Deweese, Brad & Nimphius, Sophia (2016). Essentials of Strength and Conditioning, 4th Edition. Program Design and Technique for Speed and Agility Training.

Mann, Ralph & Herman, John (1985). Kinematic Analysis of Olympic Sprint Performance: Men’s 200 Meters.

Weyand (2000) Weyand, P.G., Sternlight, D. B., Bellizzi, M. J., & Wright, S. (2000). Faster top running speeds are achieved with greater ground forces not more rapid leg movements. Journal of Applied Physiology (89), 1991-1999.

Petrakos, George & Morin, Jean-Benoît & Egan, Brendan. (2016). Resisted Sled Sprint Training to Improve Sprint Performance: A Systematic Review. Sports medicine (Auckland, N.Z.). 46. 381-400. 10.1007/s40279-015-0422-8.

Turner, Anthony & Comfort, Paul (2018). Advanced Strength and Conditioning: An Evidence-Based Approach. Speed and Acceleration Training. 310-327.

Cronin, John & Hansen, Keir (2006).
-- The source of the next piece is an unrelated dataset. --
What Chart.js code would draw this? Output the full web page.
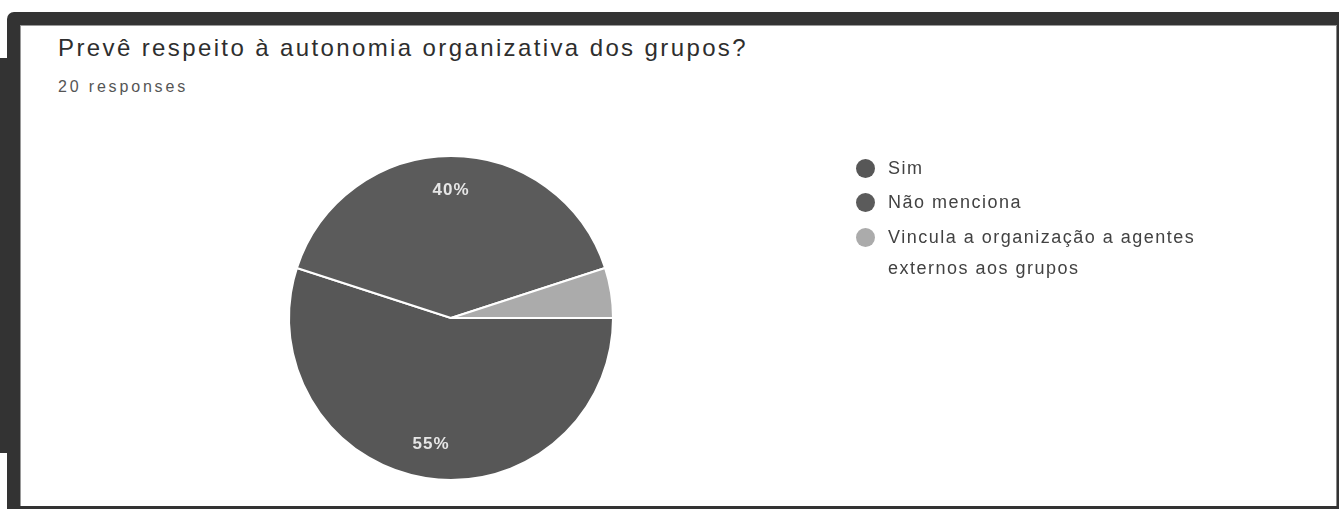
<!DOCTYPE html>
<html>
<head>
<meta charset="utf-8">
<script src="https://cdn.jsdelivr.net/npm/chart.js@4.4.1/dist/chart.umd.min.js"></script>
<style>
  html, body { margin: 0; padding: 0; background: #fff; }
  body { width: 1339px; height: 509px; position: relative; overflow: hidden;
         font-family: "Liberation Sans", Arial, sans-serif; }
  #frame { position: absolute; left: 7px; top: 12px; width: 1332px; height: 497px;
           background: #333; border-top-left-radius: 7px; }
  #leftbar { position: absolute; left: 0; top: 58px; width: 8px; height: 395px; background: #333; }
  #panel { position: absolute; left: 20px; top: 25px; width: 1317px; height: 481px; background: #fff;
           box-shadow: inset 1px 1px 0 #9a9a9a, inset -1px 0 0 #8a8a8a; }
  #title { position: absolute; left: 38px; top: 10.9px; font-size: 24px; line-height: 24px;
           color: #2e2e2e; white-space: nowrap; }
  #subtitle { position: absolute; left: 38px; top: 53.6px; font-size: 16px; line-height: 16px;
              color: #555; white-space: nowrap; }
  #chart { position: absolute; left: 0; top: 0; }
  #legend { position: absolute; left: 835px; top: 127.5px; display: flex; flex-direction: column; gap: 3.5px; }
  .item { position: relative; padding-left: 33px; font-size: 18px; line-height: 31px; color: #424242;
          letter-spacing: 1.5px; max-width: 330px; }
  .dot { position: absolute; left: 1px; top: 6px; width: 19px; height: 19px; border-radius: 50%; }
</style>
</head>
<body>
<div id="frame"></div>
<div id="leftbar"></div>
<div id="panel">
  <div id="title"></div>
  <div id="subtitle"></div>
  <canvas id="chart" width="1317" height="481"></canvas>
  <div id="legend"></div>
</div>
<script>
const titleText = 'Prevê respeito à autonomia organizativa dos grupos?';
const categories = ['Sim', 'Não menciona', 'Vincula a organização a agentes externos aos grupos'];
const responses = [11, 8, 1];
const sliceColors = ['#575757', '#5b5b5b', '#ababab'];

const total = responses.reduce((a, b) => a + b, 0);

// Title and subtitle
const titleEl = document.getElementById('title');
const subEl = document.getElementById('subtitle');
titleEl.textContent = titleText;
subEl.textContent = total + ' responses';
function fitWidth(el, target) {
  el.style.letterSpacing = '0px';
  const w = el.getBoundingClientRect().width;
  const n = el.textContent.length;
  el.style.letterSpacing = ((target - w) / n) + 'px';
}
fitWidth(titleEl, 690);
fitWidth(subEl, 130);

// Legend
const legend = document.getElementById('legend');
categories.forEach((label, i) => {
  const item = document.createElement('div');
  item.className = 'item';
  const dot = document.createElement('span');
  dot.className = 'dot';
  dot.style.background = sliceColors[i];
  item.appendChild(dot);
  item.appendChild(document.createTextNode(label));
  legend.appendChild(item);
});

// Percentage labels inside slices
const pctLabels = {
  id: 'pctLabels',
  afterDatasetsDraw(chart) {
    const meta = chart.getDatasetMeta(0);
    const data = chart.data.datasets[0].data;
    const sum = data.reduce((a, b) => a + b, 0);
    const c = chart.ctx;
    c.save();
    c.font = 'bold 17px "Liberation Sans", Arial, sans-serif';
    c.fillStyle = '#e6e6e6';
    c.textAlign = 'center';
    c.textBaseline = 'middle';
    try { c.letterSpacing = '1px'; } catch (e) {}
    meta.data.forEach((arc, i) => {
      const p = data[i] / sum;
      if (p < 0.1) return;
      const pr = arc.getProps(['x', 'y', 'startAngle', 'endAngle', 'outerRadius'], true);
      const a = (pr.startAngle + pr.endAngle) / 2;
      const r = pr.outerRadius * 0.79;
      c.fillText(Math.round(p * 100) + '%', pr.x + Math.cos(a) * r, pr.y + Math.sin(a) * r);
    });
    c.restore();
  }
};

new Chart(document.getElementById('chart'), {
  type: 'pie',
  data: {
    labels: categories,
    datasets: [{
      data: responses,
      backgroundColor: sliceColors,
      borderColor: '#ffffff',
      borderWidth: 2,
      hoverOffset: 0
    }]
  },
  options: {
    responsive: false,
    animation: false,
    devicePixelRatio: 1,
    rotation: 90,
    events: [],
    layout: { padding: { left: 268, right: 723, top: 130, bottom: 25 } },
    plugins: {
      legend: { display: false },
      tooltip: { enabled: false },
      title: { display: false }
    }
  },
  plugins: [pctLabels]
});
</script>
</body>
</html>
Resisted Sprint Training for the Acceleration Phase of Sprinting. National Strength and Conditioning Association (28). 42-51.

Morin JB, Petrakos G, Jimenez-Reyes P, Brown SR, Samozino P, and Cross MR (2016). Very-Heavy Sled Training For Improving Horizontal Force Output in Soccer Players. International Journal of Sports Physiology and Performance.

Naoki Kawamori, Robert Newton, and Ken Nosaka (2014). Effects of Weighted Sled Towing on Ground Reaction Force During the Acceleration Phase of Sprint Running. Journal of Sports Sciences (32, 12). 1139-1145.